Grandma’s Puppy Camp

I am dogs-cat-bunny-and-puppy sitting for my daughter.

I am happy to report that New Puppy flies in and out of their dog door with no problem. She also pees and poops outside happily and regularly. But, New Puppy does not seem particularly concerned about also peeing inside.

As a little background, I was not allowed to have pets growing up. Thus, the start of my adult life proceeded through the following rapid sequence: graduated from college in May, first career-type job started in July, rented my first post-college apartment, went to the animal shelter and adopted a puppy. I have basically had dogs ever since.

At first, I only adopted puppies. But, when my young daughter’s beloved Black Cat died, I was regularly checking the kitten status at the shelter. I had been told that “kitten season” was delayed because of the cooler weather. On one of these stop-bys, there were still no kittens, but I immediately fell in love with a 5-year-old Coton de Tulear dog. (We did eventually get a kitten too, the one who grew up to be White Cat.) Oh. My. Goodness! I had no idea how much easier life could be if you adopted an adult dog who was already housebroken!

After Little Dog passed on, there was a puppy adoption again. Then, my two current dogs were adopted as adults.

So, it is not surprising that my daughter’s first two dogs of her own have been adopted as adults. She is amazing with animals and, of course, she got to experience housebreaking the puppy we got while she lived at home.

But, life is kind of busy with a 1-year-old and 3-year-old and both parents working and life, and they have only had New Puppy for about two weeks now.

The best way I have found to housebreak a puppy is to use a crate when you are not home or cannot watch them like a hawk. If they are out of the crate, confine them to the room that has the doggy door and don’t take your eye off them. The second they start to sniff for a pee spot or squat, one sharp “no” and hustle them out the doggy door (with lots of praise and love when they finish outside).

New Puppy and I were doing pretty good with the peeing because she generally wanted to stay in the same room with me. But, after I fed her, I knew she was going to need to poop — and dogs are notorious for seeking a bit of privacy when pooping inside a home. Looking around, I realized I could slide the couch down to block one doorway and slide her crate down to block the other doorway.

So, here we sit. In this one room, all together.

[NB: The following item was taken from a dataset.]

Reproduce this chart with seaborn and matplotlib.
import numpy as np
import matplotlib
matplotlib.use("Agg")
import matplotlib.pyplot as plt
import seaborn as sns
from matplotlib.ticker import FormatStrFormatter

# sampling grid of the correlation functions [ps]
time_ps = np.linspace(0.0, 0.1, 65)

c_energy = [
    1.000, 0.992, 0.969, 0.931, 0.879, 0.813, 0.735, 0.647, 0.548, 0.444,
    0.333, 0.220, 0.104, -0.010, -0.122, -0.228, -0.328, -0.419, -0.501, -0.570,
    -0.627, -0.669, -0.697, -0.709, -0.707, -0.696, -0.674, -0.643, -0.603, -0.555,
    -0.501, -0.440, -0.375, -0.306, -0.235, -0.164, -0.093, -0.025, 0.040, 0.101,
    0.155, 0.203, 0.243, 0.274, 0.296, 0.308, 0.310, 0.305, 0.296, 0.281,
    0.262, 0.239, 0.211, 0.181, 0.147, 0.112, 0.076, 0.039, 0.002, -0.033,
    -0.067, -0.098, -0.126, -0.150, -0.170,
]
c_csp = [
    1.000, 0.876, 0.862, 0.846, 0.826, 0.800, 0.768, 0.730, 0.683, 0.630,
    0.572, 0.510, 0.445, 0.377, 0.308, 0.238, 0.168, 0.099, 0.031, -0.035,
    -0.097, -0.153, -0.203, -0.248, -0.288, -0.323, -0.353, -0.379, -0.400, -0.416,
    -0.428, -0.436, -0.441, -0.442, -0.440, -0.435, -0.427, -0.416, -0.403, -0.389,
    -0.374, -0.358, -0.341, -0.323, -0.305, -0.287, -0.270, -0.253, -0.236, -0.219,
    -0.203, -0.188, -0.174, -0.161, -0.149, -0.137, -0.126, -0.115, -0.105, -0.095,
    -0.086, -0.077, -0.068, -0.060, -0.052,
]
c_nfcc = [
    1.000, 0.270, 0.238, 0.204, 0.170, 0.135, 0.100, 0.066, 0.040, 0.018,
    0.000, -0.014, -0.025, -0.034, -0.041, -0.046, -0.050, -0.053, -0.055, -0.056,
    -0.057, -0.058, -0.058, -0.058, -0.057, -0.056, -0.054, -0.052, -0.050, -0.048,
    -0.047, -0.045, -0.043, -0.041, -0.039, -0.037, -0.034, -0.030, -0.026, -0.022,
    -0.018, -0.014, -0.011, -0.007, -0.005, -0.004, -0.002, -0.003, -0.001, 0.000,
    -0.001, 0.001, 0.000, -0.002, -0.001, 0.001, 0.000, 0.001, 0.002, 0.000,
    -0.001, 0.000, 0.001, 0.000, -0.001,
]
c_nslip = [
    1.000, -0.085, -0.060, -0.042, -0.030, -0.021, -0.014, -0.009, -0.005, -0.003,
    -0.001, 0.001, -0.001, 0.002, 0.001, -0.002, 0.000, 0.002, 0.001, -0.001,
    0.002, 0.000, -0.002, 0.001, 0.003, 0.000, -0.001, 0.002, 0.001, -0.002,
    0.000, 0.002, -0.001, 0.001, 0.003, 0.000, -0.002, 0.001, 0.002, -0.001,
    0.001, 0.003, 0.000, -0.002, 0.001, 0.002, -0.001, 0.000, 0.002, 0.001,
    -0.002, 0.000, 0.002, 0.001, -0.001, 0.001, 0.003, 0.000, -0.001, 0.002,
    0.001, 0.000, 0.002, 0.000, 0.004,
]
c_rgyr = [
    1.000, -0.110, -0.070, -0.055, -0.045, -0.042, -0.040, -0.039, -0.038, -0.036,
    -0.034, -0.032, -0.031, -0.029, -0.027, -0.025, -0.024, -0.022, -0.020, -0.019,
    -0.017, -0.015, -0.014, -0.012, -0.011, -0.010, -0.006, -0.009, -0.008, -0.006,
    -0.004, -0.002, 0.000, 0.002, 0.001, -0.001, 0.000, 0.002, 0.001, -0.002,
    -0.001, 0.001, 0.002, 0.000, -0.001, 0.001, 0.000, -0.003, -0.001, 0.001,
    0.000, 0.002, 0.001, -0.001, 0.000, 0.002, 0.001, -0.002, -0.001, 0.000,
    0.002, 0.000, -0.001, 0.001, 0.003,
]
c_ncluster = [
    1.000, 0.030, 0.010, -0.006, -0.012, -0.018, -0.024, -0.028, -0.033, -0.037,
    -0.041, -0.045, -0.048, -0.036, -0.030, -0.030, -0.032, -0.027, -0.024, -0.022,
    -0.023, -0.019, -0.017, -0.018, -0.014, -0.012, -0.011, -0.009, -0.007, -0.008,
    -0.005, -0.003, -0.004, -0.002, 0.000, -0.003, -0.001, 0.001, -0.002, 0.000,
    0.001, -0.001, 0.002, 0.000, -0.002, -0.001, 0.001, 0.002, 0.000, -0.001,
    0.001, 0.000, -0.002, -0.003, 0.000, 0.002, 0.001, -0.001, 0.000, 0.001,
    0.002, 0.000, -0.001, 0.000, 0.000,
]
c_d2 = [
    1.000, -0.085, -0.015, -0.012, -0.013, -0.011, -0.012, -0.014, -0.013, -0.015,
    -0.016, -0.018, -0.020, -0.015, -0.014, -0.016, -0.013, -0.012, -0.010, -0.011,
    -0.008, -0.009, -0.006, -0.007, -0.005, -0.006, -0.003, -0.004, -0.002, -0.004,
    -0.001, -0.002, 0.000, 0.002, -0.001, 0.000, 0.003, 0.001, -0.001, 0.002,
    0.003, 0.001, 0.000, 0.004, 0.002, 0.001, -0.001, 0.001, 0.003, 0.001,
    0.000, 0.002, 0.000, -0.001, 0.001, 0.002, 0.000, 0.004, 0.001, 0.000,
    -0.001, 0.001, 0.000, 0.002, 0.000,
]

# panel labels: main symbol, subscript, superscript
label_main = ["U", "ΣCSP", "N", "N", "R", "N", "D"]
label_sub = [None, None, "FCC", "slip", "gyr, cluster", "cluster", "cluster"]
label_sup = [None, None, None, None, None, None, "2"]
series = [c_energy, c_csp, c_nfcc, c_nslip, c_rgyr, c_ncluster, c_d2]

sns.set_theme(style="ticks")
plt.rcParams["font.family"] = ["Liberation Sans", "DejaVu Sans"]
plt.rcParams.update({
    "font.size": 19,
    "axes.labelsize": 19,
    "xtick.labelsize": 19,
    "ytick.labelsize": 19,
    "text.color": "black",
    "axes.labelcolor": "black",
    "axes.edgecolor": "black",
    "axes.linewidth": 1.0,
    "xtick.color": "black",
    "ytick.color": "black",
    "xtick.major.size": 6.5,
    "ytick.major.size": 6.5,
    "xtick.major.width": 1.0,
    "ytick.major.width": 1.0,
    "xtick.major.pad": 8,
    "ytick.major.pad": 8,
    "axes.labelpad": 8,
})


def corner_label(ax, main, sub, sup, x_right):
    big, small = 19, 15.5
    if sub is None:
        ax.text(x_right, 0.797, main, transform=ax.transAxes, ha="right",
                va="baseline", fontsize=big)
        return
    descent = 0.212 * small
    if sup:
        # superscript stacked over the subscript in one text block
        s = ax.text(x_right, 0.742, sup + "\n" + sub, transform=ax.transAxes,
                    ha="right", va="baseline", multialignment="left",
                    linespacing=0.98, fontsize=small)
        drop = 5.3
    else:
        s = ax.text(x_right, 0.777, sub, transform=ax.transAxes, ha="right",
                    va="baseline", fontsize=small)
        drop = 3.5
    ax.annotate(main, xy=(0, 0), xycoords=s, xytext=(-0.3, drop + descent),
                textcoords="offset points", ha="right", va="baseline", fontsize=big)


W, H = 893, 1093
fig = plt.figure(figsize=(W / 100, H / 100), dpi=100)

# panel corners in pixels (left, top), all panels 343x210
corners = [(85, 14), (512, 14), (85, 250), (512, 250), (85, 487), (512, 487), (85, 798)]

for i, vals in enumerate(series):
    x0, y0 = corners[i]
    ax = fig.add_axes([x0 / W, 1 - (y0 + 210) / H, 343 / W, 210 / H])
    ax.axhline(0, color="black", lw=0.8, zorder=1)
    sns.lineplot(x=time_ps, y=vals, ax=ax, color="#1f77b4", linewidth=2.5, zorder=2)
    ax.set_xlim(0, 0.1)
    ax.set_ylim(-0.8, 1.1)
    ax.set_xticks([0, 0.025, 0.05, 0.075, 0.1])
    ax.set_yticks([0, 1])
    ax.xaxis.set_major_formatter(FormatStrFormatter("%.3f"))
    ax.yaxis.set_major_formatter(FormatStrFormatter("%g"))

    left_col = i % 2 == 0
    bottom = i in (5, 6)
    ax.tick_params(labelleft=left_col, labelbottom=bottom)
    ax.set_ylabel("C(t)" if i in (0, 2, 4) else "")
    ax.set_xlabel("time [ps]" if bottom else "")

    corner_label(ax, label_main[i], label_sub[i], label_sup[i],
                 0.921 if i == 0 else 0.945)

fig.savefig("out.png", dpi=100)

Of course, all three dogs seem to be happiest right around my feet and Gentle Giant sits and pants his hot breath right across my hands on the keyboard.

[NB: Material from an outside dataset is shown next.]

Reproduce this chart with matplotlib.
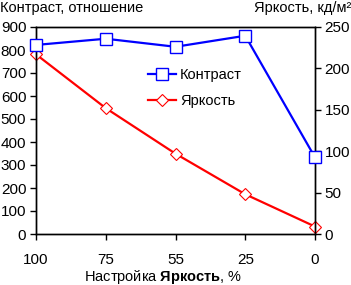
import matplotlib
matplotlib.use("Agg")
import matplotlib.pyplot as plt

plt.rcParams['font.family'] = ['Liberation Sans', 'DejaVu Sans']
plt.rcParams['font.size'] = 10.5
plt.rcParams['mathtext.fontset'] = 'custom'
plt.rcParams['mathtext.rm'] = 'Liberation Sans'
plt.rcParams['mathtext.bf'] = 'Liberation Sans:bold'

settings = ["100", "75", "55", "25", "0"]
contrast = [822, 849, 814, 862, 333]
brightness = [217, 152, 97, 48, 9]

fig = plt.figure(figsize=(3.51, 2.85), dpi=100)
ax = fig.add_axes([36 / 351, 51 / 285, 279 / 351, 207 / 285])
ax2 = ax.twinx()

x = range(len(settings))
ax.plot(x, contrast, color="#0000ff", lw=1.6, marker="s", ms=8,
        mfc="white", mec="#0000ff", mew=1.0, label="Контраст", zorder=3, clip_on=False)
ax2.plot(x, brightness, color="#ff0000", lw=1.6, marker="D", ms=6.5,
         mfc="white", mec="#ff0000", mew=0.8, label="Яркость", clip_on=False)
ax.set_zorder(ax2.get_zorder() + 1)
ax.patch.set_visible(False)

ax.set_xlim(0, 4)
ax.set_ylim(0, 900)
ax.set_yticks(range(0, 901, 100))
ax2.set_ylim(0, 250)
ax2.set_yticks(range(0, 251, 50))
ax.set_xticks(list(x))
ax.set_xticklabels(settings)

for a in (ax, ax2):
    a.tick_params(direction="out", length=4, width=1, pad=3, colors="black",
                  labelsize=11)
    for s in a.spines.values():
        s.set_linewidth(1)
ax.tick_params(axis="x", pad=10)

fig.text(0.0, 0.995, "Контраст, отношение", ha="left", va="top")
fig.text(1.0, 0.995, "Яркость, кд/м²", ha="right", va="top")
fig.text(163 / 351, 4 / 285, "Настройка $\\mathbf{Яркость}$, %",
         ha="center", va="baseline")

h1, l1 = ax.get_legend_handles_labels()
h2, l2 = ax2.get_legend_handles_labels()
ax.legend(h1 + h2, l1 + l2, loc="upper left", bbox_to_anchor=(0.38, 0.83),
          frameon=False, handlelength=1.9, handletextpad=0.3, labelspacing=0.85,
          borderaxespad=0)

fig.savefig("out.png", dpi=100)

We only have about 30 hours left of Grandma’s Puppy Camp, but I figure whatever progress New Puppy can make in that amount of time is probably the best gift I can give to my daughter and her whole family right now. (Plus, I am kind of sick, so the sacrifice is not that big.)

Wish us luck!


New Puppy did great in the remaining 30 hours. No start-to-have-an-accident episodes at all. Hopefully, the little bit of additional learning she achieved will stick and transfer once regular life resumes and she again has freer roaming privileges.